• [Available data]:
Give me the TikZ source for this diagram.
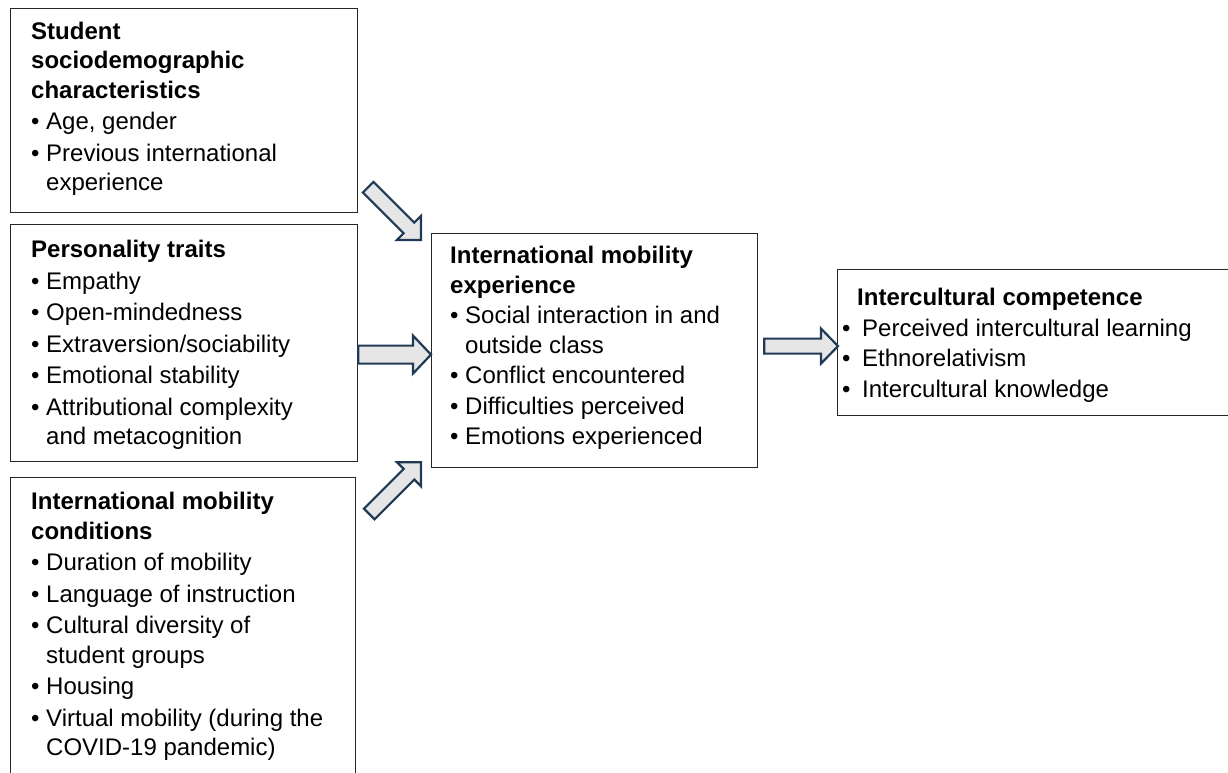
\documentclass[tikz,border=0pt]{standalone}
\usepackage{fontspec}
\setmainfont{Liberation Sans}
\usetikzlibrary{calc}
\definecolor{arrowblue}{HTML}{203A55}
\definecolor{arrowfill}{HTML}{E6E6E6}
\definecolor{boxline}{HTML}{262626}
\newcommand{\bul}{\makebox[15pt][l]{\textbullet}}
\newcommand{\ind}{\hspace*{15pt}}
\newcommand{\rbul}{\hspace*{-15pt}\makebox[20pt][l]{\textbullet}}
\newcommand{\blockarr}[5]{%
  \path[blockarrow] let \p1=(#1), \p2=(#2),
    \n1={atan2(\y2-\y1,\x2-\x1)}, \n2={veclen(\x2-\x1,\y2-\y1)} in
    [shift={(\p1)}, rotate=\n1]
    (0pt,-#3pt) -- ({\n2-#5pt},-#3pt) -- ({\n2-#5pt},-#4pt) -- (\n2,0pt)
    -- ({\n2-#5pt},#4pt) -- ({\n2-#5pt},#3pt) -- (0pt,#3pt) -- cycle;}
\tikzset{
  box/.style={draw=boxline, line width=1.2pt, fill=white, inner sep=0pt, anchor=north west},
  txt/.style={inner sep=0pt, anchor=north west, align=left,
    font=\fontsize{24}{29.5}\selectfont},
  blockarrow/.style={draw=arrowblue, fill=arrowfill, line width=2.2pt, line join=miter},
}
\begin{document}
\begin{tikzpicture}[x=1pt, y=-1pt]
\useasboundingbox (0,0) rectangle (1228,773);
\clip (0,0) rectangle (1228,773);
% boxes
\node[box, minimum width=347pt, minimum height=204pt] (b1) at (10,8) {};
\node[box, minimum width=347pt, minimum height=237pt] (b2) at (10,224) {};
\node[box, minimum width=345pt, minimum height=330pt] (b3) at (10,477) {};
\node[box, minimum width=326pt, minimum height=234pt] (c) at (431,233) {};
\node[box, minimum width=420pt, minimum height=146pt] (r) at (837,269) {};
% texts
\node[txt] (t1) at ($(b1.north west)+(21,13.5)$) {%
\textbf{Student}\\ \textbf{sociodemographic}\\ \textbf{characteristics}\\[2pt]
\bul Age, gender\\[2pt]
\bul Previous international\\ \ind experience};
\node[txt] (t2) at ($(b2.north west)+(21,16.4)$) {%
\textbf{Personality traits}\\[2pt]
\bul Empathy\\[2pt]
\bul Open-mindedness\\[2pt]
\bul Extraversion/sociability\\[2pt]
\bul Emotional stability\\[2pt]
\bul Attributional complexity\\ \ind and metacognition};
\node[txt] (t3) at ($(b3.north west)+(21,15.4)$) {%
\textbf{International mobility}\\ \textbf{conditions}\\[2pt]
\bul Duration of mobility\\[2pt]
\bul Language of instruction\\[2pt]
\bul Cultural diversity of\\ \ind student groups\\[2pt]
\bul Housing\\[2pt]
\bul Virtual mobility (during the\\ \ind COVID-19 pandemic)};
\node[txt] (tc) at ($(c.north west)+(19,13.4)$) {%
\textbf{International mobility}\\ \textbf{experience}\\[1pt]
\bul Social interaction in and\\ \ind outside class\\[1pt]
\bul Conflict encountered\\[1pt]
\bul Difficulties perceived\\[1pt]
\bul Emotions experienced};
\node[txt] (tr) at ($(r.north west)+(20,19)$) {%
\textbf{Intercultural competence}\\[1pt]
\rbul Perceived intercultural learning\\[1pt]
\rbul Ethnorelativism\\[1pt]
\rbul Intercultural knowledge};
% arrow end points
\coordinate (a1s) at ($(b1.south east)+(10,-26)$);
\coordinate (a1e) at ($(c.north west)+(-10,7)$);
\coordinate (a2s) at ($(b2.east)+(0,11.5)$);
\coordinate (a2e) at ($(c.west)+(0,4)$);
\coordinate (a3s) at ($(b3.north east)+(13,37)$);
\coordinate (a3e) at ($(c.south west)+(-10,-6)$);
\coordinate (a4s) at ($(c.east)+(6,-4.5)$);
\coordinate (a4e) at ($(r.west)+(1,3.5)$);
\blockarr{a1s}{a1e}{7.5}{17}{17}
\blockarr{a2s}{a2e}{9}{19}{18}
\blockarr{a3s}{a3e}{7.5}{17}{17}
\blockarr{a4s}{a4e}{7.5}{17.5}{17}
\end{tikzpicture}
\end{document}
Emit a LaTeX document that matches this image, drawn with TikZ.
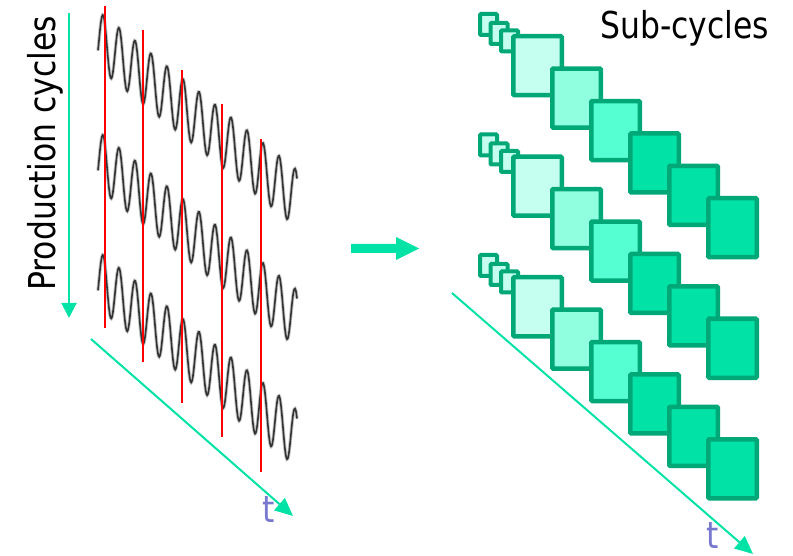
\documentclass[tikz,border=0pt]{standalone}
\usepackage{fontspec}
\newfontfamily\tah[FakeStretch=0.85]{DejaVu Sans}
\usetikzlibrary{arrows.meta}
\definecolor{mint}{RGB}{0,226,166}
\definecolor{edgec}{RGB}{0,168,120}
\definecolor{fA}{RGB}{196,255,240}
\definecolor{fB}{RGB}{144,255,224}
\definecolor{fC}{RGB}{86,255,210}
\definecolor{fD}{RGB}{0,226,166}
\definecolor{tcol}{RGB}{120,120,208}
\tikzset{
  smallsq/.style={draw=edgec, fill=fA, line width=4pt, rectangle, inner sep=0pt, minimum width=17pt, minimum height=21pt, rounded corners=1pt},
  bigsq/.style={draw=edgec, line width=4.5pt, rectangle, inner sep=0pt, minimum width=48.5pt, minimum height=59pt, rounded corners=1pt},
  halo/.style={draw=black!22, line width=3.4pt},
  wave/.style={draw=black!80, line width=1.6pt},
  redline/.style={draw=red, line width=2pt},
  garrow/.style={draw=mint, line width=2pt, -{Triangle[length=15pt,width=15pt]}},
  darrow/.style={draw=mint, line width=2pt, -{Triangle[length=18pt,width=16pt]}},
  bigtext/.style={font=\tah\fontsize{37}{40}\selectfont, inner sep=0pt},
}
\begin{document}
\begin{tikzpicture}[x=1pt,y=-1pt]
\useasboundingbox (0,0) rectangle (793,556);

% waves
\foreach \o in {0,120,240} {
  \draw[halo] plot[domain=98:297,samples=300,smooth] (\x,{\o+43.5+0.8*(\x-103)-28.5*cos(22.5*(\x-103))});
  \draw[wave] plot[domain=98:297,samples=300,smooth] (\x,{\o+43.5+0.8*(\x-103)-28.5*cos(22.5*(\x-103))});
}
% red separators
\foreach \x/\a/\b in {105/6/328, 143/30/362, 182/70/403, 222/104/437, 261/139/472}
  \draw[redline] (\x,\a) -- (\x,\b);

% left axes
\coordinate (va1) at (69,13);
\coordinate (va2) at (69,318);
\draw[garrow] (va1) -- (va2);
\coordinate (ta1) at (91,339);
\coordinate (ta2) at (293,516);
\draw[darrow] (ta1) -- (ta2);
\node[bigtext, rotate=90, anchor=base west] (prod) at (55,291) {Production cycles};
\node[bigtext, text=tcol, anchor=base] (tl) at (269,522) {t};

% middle block arrow
\fill[mint] (351,244) -- (396,244) -- (396,237) -- (419,248.5) -- (396,260) -- (396,253) -- (351,253) -- cycle;

% squares
\foreach \r in {0,1,2} {
  \foreach \i/\cx/\cy in {1/488.5/24.5, 2/499/33.5, 3/509.5/41}
    \node[smallsq] (s\r\i) at (\cx, \cy+120.5*\r) {};
  \foreach \i/\c in {0/fA,1/fB,2/fC,3/fD,4/fD,5/fD}
    \node[bigsq, fill=\c] (b\r\i) at (537.5+39*\i, 65.75+32.4*\i+120.5*\r) {};
}
\node[bigtext, anchor=base west] (sub) at (600,39) {Sub-cycles};

% right time axis
\coordinate (tb1) at (452,293);
\coordinate (tb2) at (753,554);
\draw[darrow] (tb1) -- (tb2);
\node[bigtext, text=tcol, anchor=base] (tr) at (713,548) {t};
\end{tikzpicture}
\end{document}
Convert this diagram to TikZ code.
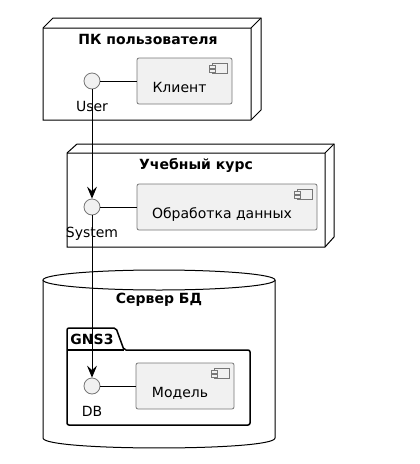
\documentclass[tikz,border=0pt]{standalone}
\usepackage{fontspec}
\setmainfont{DejaVu Sans}
\usetikzlibrary{arrows.meta,positioning,calc}

\definecolor{compfill}{HTML}{F1F1F1}
\definecolor{compline}{HTML}{777777}

\begin{document}
\begin{tikzpicture}[x=1pt,y=-1pt,
    txt/.style={font=\fontsize{14}{16}\selectfont},
    title/.style={font=\bfseries\fontsize{14}{16}\selectfont},
    comp/.style={rectangle,draw=compline,fill=compfill,line width=0.8pt,rounded corners=2pt,
        minimum height=46pt,inner sep=0pt,text height=22pt,text depth=0pt,txt,
        execute at end node={\hspace*{10pt}}},
    iface/.style={circle,draw=compline,fill=compfill,line width=0.8pt,minimum size=16pt,inner sep=0pt},
    ilabel/.style={txt,label distance=8pt},
    box/.style={draw=black,line width=1pt,fill=white},
    link/.style={-{Stealth[length=12pt,width=10pt,inset=4.5pt]},line width=0.9pt}]
    \useasboundingbox (0,0) rectangle (420,464);

    % PC node
    \draw[box] (43,28) -- (53,18) -- (261,18) -- (261,110) -- (251,120) -- (43,120) -- cycle;
    \draw[line width=1pt] (43,28) -- (251,28) -- (251,120) (251,28) -- (261,18);
    \node[title] (pctitle) at (148,39) {ПК пользователя};

    % PC components
    \node[comp,minimum width=95pt] (client) at (184.5,81) {Клиент};
    \node[iface,label={[ilabel]below:User}] (user) at (92,81) {};

    % Course node
    \draw[box] (67,153) -- (77,144) -- (334,144) -- (334,237) -- (325,247) -- (67,247) -- cycle;
    \draw[line width=1pt] (67,153) -- (325,153) -- (325,247) (325,153) -- (334,144);
    \node[title] (coursetitle) at (196,165) {Учебный курс};

    % Course components
    \node[comp,minimum width=180pt] (proc) at (227,207) {Обработка данных};
    \node[iface,label={[ilabel]below:System}] (system) at (92,207) {};

    % DB server
    \draw[box] (43,280) -- (43,438) .. controls (43,451.3) and (275,451.3) .. (275,438) -- (275,280);
    \draw[box] (159,280) ellipse (116 and 10);
    \node[title] (dbtitle) at (159,300) {Сервер БД};

    % GNS3 package
    \draw[line width=1.5pt,rounded corners=2pt] (67,350) -- (67,328) -- (116,328) -- (124,350)
        -- (250,350) -- (250,425) -- (67,425) -- cycle;
    \draw[line width=1.5pt] (67,350) -- (124,350);
    \node[title] (pkgtitle) at (92,339) {GNS3};

    % DB components
    \node[comp,minimum width=98pt] (model) at (185,386) {Модель};
    \node[iface,label={[ilabel]below:DB}] (db) at (92,386) {};

    % Component icons
    \foreach \c in {client,proc,model} {
        \draw[compline,fill=compfill,line width=0.7pt] ($(\c.north east)+(-20,6)$) rectangle ($(\c.north east)+(-5,16)$);
        \draw[compline,fill=compfill,line width=0.7pt] ($(\c.north east)+(-23,8)$) rectangle ($(\c.north east)+(-17,10.5)$);
        \draw[compline,fill=compfill,line width=0.7pt] ($(\c.north east)+(-23,12)$) rectangle ($(\c.north east)+(-17,14.5)$);
    }

    % Links
    \draw[line width=0.9pt] (user) -- (client);
    \draw[line width=0.9pt] (system) -- (proc);
    \draw[line width=0.9pt] (db) -- (model);
    \draw[link] (user) -- (system);
    \draw[link] (system) -- (db);
\end{tikzpicture}
\end{document}
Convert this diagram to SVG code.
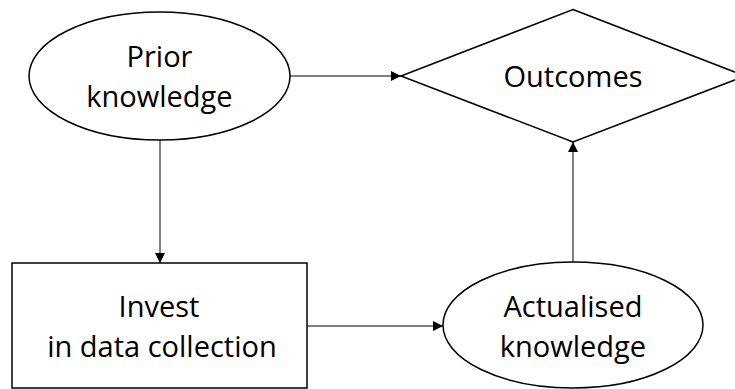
<svg xmlns="http://www.w3.org/2000/svg" width="735" height="389" viewBox="0 0 735 389">
  <style>
    .shape { fill: #ffffff; stroke: #000000; stroke-width: 1.5; }
    .label { font-family: "Open Sans", "Liberation Sans", sans-serif; font-size: 29px; fill: #000000; text-anchor: middle; }
    .edge { fill: none; stroke: #000000; stroke-width: 1; }
  </style>
  <defs>
    <marker id="arrow" markerUnits="userSpaceOnUse" markerWidth="10" markerHeight="10" refX="10" refY="5" orient="auto">
      <path d="M0,0 L10,5 L0,10 Z" fill="#000000"/>
    </marker>
  </defs>
  <rect width="735" height="389" fill="#ffffff"/>

  <g id="connectors">
    <line class="edge" x1="290" y1="76" x2="401" y2="76" marker-end="url(#arrow)"/>
    <line class="edge" x1="160" y1="140" x2="160" y2="263" marker-end="url(#arrow)"/>
    <line class="edge" x1="307" y1="326" x2="443" y2="326" marker-end="url(#arrow)"/>
    <line class="edge" x1="573" y1="262" x2="573" y2="142" marker-end="url(#arrow)"/>
  </g>

  <g id="prior-knowledge">
    <ellipse class="shape" cx="159.5" cy="76" rx="130.5" ry="64"/>
    <text class="label" x="159.5" y="67">Prior</text>
    <text class="label" x="159.5" y="107">knowledge</text>
  </g>

  <g id="outcomes">
    <polygon class="shape" points="573,9.5 745,76 573,142 401,76"/>
    <text class="label" x="573" y="87">Outcomes</text>
  </g>

  <g id="invest">
    <rect class="shape" x="12" y="263" width="295" height="125"/>
    <text class="label" x="159" y="317">Invest</text>
    <text class="label" x="162" y="357">in data collection</text>
  </g>

  <g id="actualised-knowledge">
    <ellipse class="shape" cx="573" cy="325" rx="130" ry="63"/>
    <text class="label" x="573" y="317">Actualised</text>
    <text class="label" x="573" y="357">knowledge</text>
  </g>
</svg>
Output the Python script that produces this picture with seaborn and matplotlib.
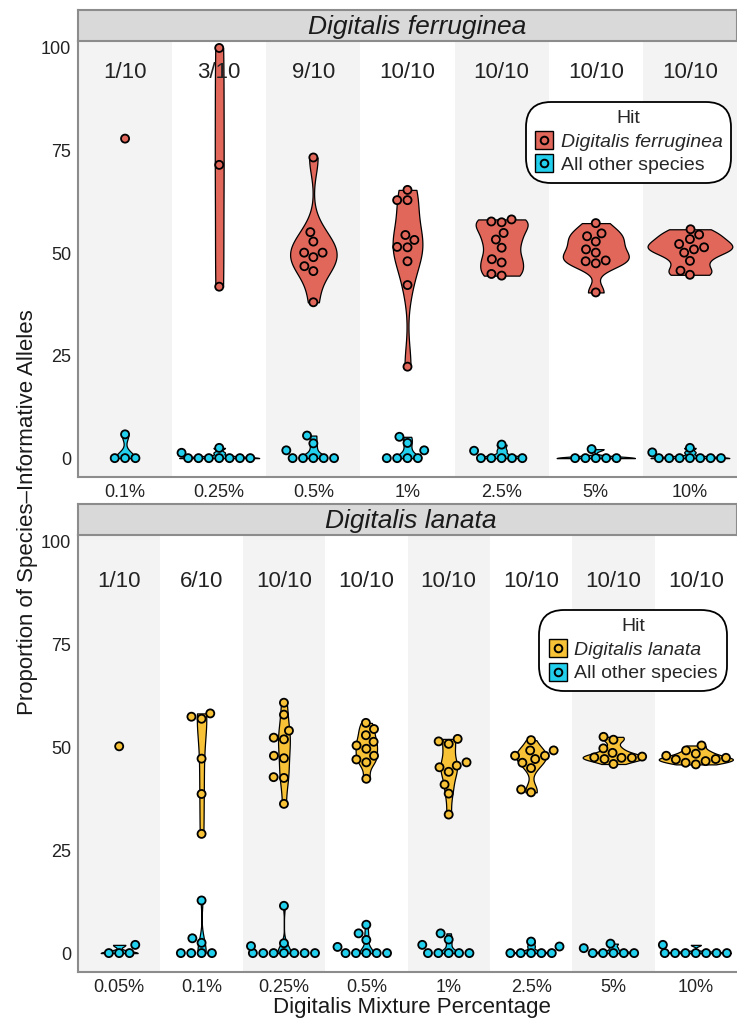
import pandas as pd
import matplotlib.pyplot as plt
from matplotlib.lines import Line2D
import seaborn as sns

sns.set_style("white")
plt.rcParams["font.family"] = ["Liberation Sans", "DejaVu Sans"]

# --- Digitalis ferruginea panel ---
fer_pct = ["0.1%", "0.25%", "0.5%", "1%", "2.5%", "5%", "10%"]
fer_counts = ["1/10", "3/10", "9/10", "10/10", "10/10", "10/10", "10/10"]
fer_hit = [
    [77.9],
    [100.0, 71.5, 41.8],
    [73.3, 55.1, 52.8, 50.1, 50.1, 49.0, 46.8, 45.6, 38.0],
    [65.4, 62.9, 62.9, 54.4, 53.2, 51.5, 51.4, 48.0, 42.2, 22.3],
    [58.2, 57.7, 57.5, 54.9, 53.3, 51.3, 48.5, 47.7, 44.9, 44.5],
    [57.3, 54.8, 54.1, 52.8, 50.9, 50.1, 48.2, 48.0, 47.5, 40.4],
    [55.8, 54.5, 53.4, 52.2, 51.4, 50.9, 50.1, 48.1, 45.7, 44.7],
]
fer_other = [
    [0, 0, 0, 5.8],
    [0, 0, 0, 0, 0, 0, 0, 1.3, 2.5],
    [0, 0, 0, 0, 0, 1.9, 3.6, 5.5],
    [0, 0, 0, 0, 1.9, 3.7, 5.2],
    [0, 0, 0, 0, 0, 1.8, 3.3],
    [0, 0, 0, 0, 0, 2.2],
    [0, 0, 0, 0, 0, 0, 0, 1.4, 2.5],
]

# --- Digitalis lanata panel ---
lan_pct = ["0.05%", "0.1%", "0.25%", "0.5%", "1%", "2.5%", "5%", "10%"]
lan_counts = ["1/10", "6/10", "10/10", "10/10", "10/10", "10/10", "10/10", "10/10"]
lan_hit = [
    [50.3],
    [58.3, 57.5, 57.0, 47.3, 38.7, 29.0],
    [60.9, 58.0, 54.1, 52.4, 52.0, 48.0, 47.4, 42.8, 42.6, 36.3],
    [56.0, 54.5, 53.0, 51.4, 50.5, 49.7, 48.0, 47.1, 46.4, 42.4],
    [52.1, 51.5, 50.9, 46.4, 45.6, 45.2, 44.1, 41.0, 38.8, 33.7],
    [51.8, 49.3, 49.3, 48.0, 48.0, 47.2, 46.3, 45.0, 39.8, 39.1],
    [52.6, 51.9, 49.8, 48.7, 47.8, 47.6, 47.5, 47.5, 47.2, 46.0],
    [50.5, 49.3, 48.5, 48.0, 47.5, 47.2, 47.1, 46.7, 46.3, 45.9],
]
lan_other = [
    [0, 0, 0, 2.0],
    [0, 0, 0, 0, 2.5, 3.6, 12.8],
    [0, 0, 0, 0, 0, 0, 0, 1.7, 2.4, 11.5],
    [0, 0, 0, 0, 0, 1.5, 3.2, 4.8, 6.9],
    [0, 0, 0, 0, 0, 2.0, 3.3, 4.8],
    [0, 0, 0, 0, 0, 1.6, 2.8],
    [0, 0, 0, 0, 0, 1.2, 2.3],
    [0, 0, 0, 0, 0, 0, 0, 2.0],
]

OTHER = "All other species"
RED, YELLOW, CYAN = "#E1675B", "#F8C237", "#22D0EE"
BAND = "#F3F3F3"
GREY = "#8C8C8C"


def to_long(pcts, hit, other, hit_name):
    rows = []
    for p, h, o in zip(pcts, hit, other):
        rows += [(p, v, hit_name) for v in h]
        rows += [(p, v, OTHER) for v in o]
    return pd.DataFrame(rows, columns=["pct", "value", "Hit"])


def draw_panel(ax, strip_ax, pcts, counts, hit, other, hit_name, hit_color,
               count_y, leg_anchor, title_x):
    df = to_long(pcts, hit, other, hit_name)

    # alternating background bands
    for i in range(len(pcts)):
        if i % 2 == 0:
            ax.axvspan(i - 0.5, i + 0.5, color=BAND, lw=0, zorder=0)

    # violins, one layer per hit group (single points get no violin)
    hits = df[df["Hit"] == hit_name]
    hits = hits[hits.groupby("pct")["value"].transform("size") > 1]
    sns.violinplot(data=hits, x="pct", y="value", order=pcts, color=hit_color,
                   density_norm="area", cut=0, inner=None, width=0.9,
                   bw_adjust=0.65, linecolor="black", linewidth=0.9,
                   saturation=1, ax=ax)
    others = df[df["Hit"] == OTHER]
    sns.violinplot(data=others, x="pct", y="value", order=pcts, color=CYAN,
                   density_norm="area", cut=0, inner=None, width=0.85,
                   bw_adjust=0.65, linecolor="black", linewidth=0.9,
                   saturation=1, ax=ax)

    # points
    sns.swarmplot(data=df, x="pct", y="value", hue="Hit", order=pcts,
                  hue_order=[hit_name, OTHER],
                  palette={hit_name: hit_color, OTHER: CYAN},
                  size=5.8, edgecolor="black", linewidth=1.3,
                  legend=False, ax=ax)

    for i, c in enumerate(counts):
        ax.text(i, count_y, c, ha="center", va="center", fontsize=16,
                color="#222222", zorder=5)

    ax.set_xlim(-0.5, len(pcts) - 0.5)
    ax.set_ylim(-4.6, 101.7)
    ax.set_yticks([0, 25, 50, 75, 100])
    ax.set_xlabel("")
    ax.set_ylabel("")
    ax.tick_params(length=0, labelsize=13, labelcolor="#222222", pad=5)
    for s in ["top", "right"]:
        ax.spines[s].set_visible(False)
    for s in ["left", "bottom"]:
        ax.spines[s].set_color(GREY)
        ax.spines[s].set_linewidth(1.5)

    handles = [
        (Line2D([], [], marker="s", ms=13, mfc=c, mec="black", mew=1, ls=""),
         Line2D([], [], marker="o", ms=5.5, mfc=c, mec="black", mew=1.4, ls=""))
        for c in [hit_color, CYAN]
    ]
    leg = ax.legend(handles, [hit_name, OTHER], title="Hit", loc="upper right",
                    bbox_to_anchor=leg_anchor, fontsize=14, title_fontsize=14,
                    handlelength=1.0, handletextpad=0.35, labelspacing=0.3,
                    borderpad=0.45, borderaxespad=0.2, framealpha=1,
                    edgecolor="black")
    leg.get_frame().set_linewidth(1.3)
    leg.get_frame().set_boxstyle("round", pad=0, rounding_size=1.3)
    leg.get_texts()[0].set_style("italic")

    strip_ax.set_facecolor("#D9D9D9")
    strip_ax.set_xticks([])
    strip_ax.set_yticks([])
    for s in strip_ax.spines.values():
        s.set_color(GREY)
        s.set_linewidth(1.5)
    strip_ax.text(title_x, 0.45, hit_name, ha="center", va="center",
                  fontsize=19, style="italic", color="#1a1a1a",
                  transform=strip_ax.transAxes)


fig = plt.figure(figsize=(7.37, 10.24), dpi=100)
left, width = 78 / 737, 659 / 737

ax_top = fig.add_axes([left, 1 - 477 / 1024, width, 436 / 1024])
strip_top = fig.add_axes([left, 1 - 41 / 1024, width, 31 / 1024])
ax_bot = fig.add_axes([left, 1 - 972 / 1024, width, 437 / 1024])
strip_bot = fig.add_axes([left, 1 - 535 / 1024, width, 31 / 1024])

draw_panel(ax_top, strip_top, fer_pct, fer_counts, fer_hit, fer_other,
           "Digitalis ferruginea", RED, 94, (0.997, 0.87), 0.515)
draw_panel(ax_bot, strip_bot, lan_pct, lan_counts, lan_hit, lan_other,
           "Digitalis lanata", YELLOW, 90.3, (0.99, 0.838), 0.505)

fig.text(28 / 737, 0.5, "Proportion of Species\u2013Informative Alleles",
         rotation=90, ha="center", va="center", fontsize=16, color="#1a1a1a")
fig.text(412 / 737, 1 - 1008 / 1024, "Digitalis Mixture Percentage",
         ha="center", va="center", fontsize=16, color="#1a1a1a")

fig.savefig("out.png", dpi=100)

• [Work to be completed]: How many lines of these entries hold the string "diagram"? Answer with the number alone.

• [Answer in full]: 3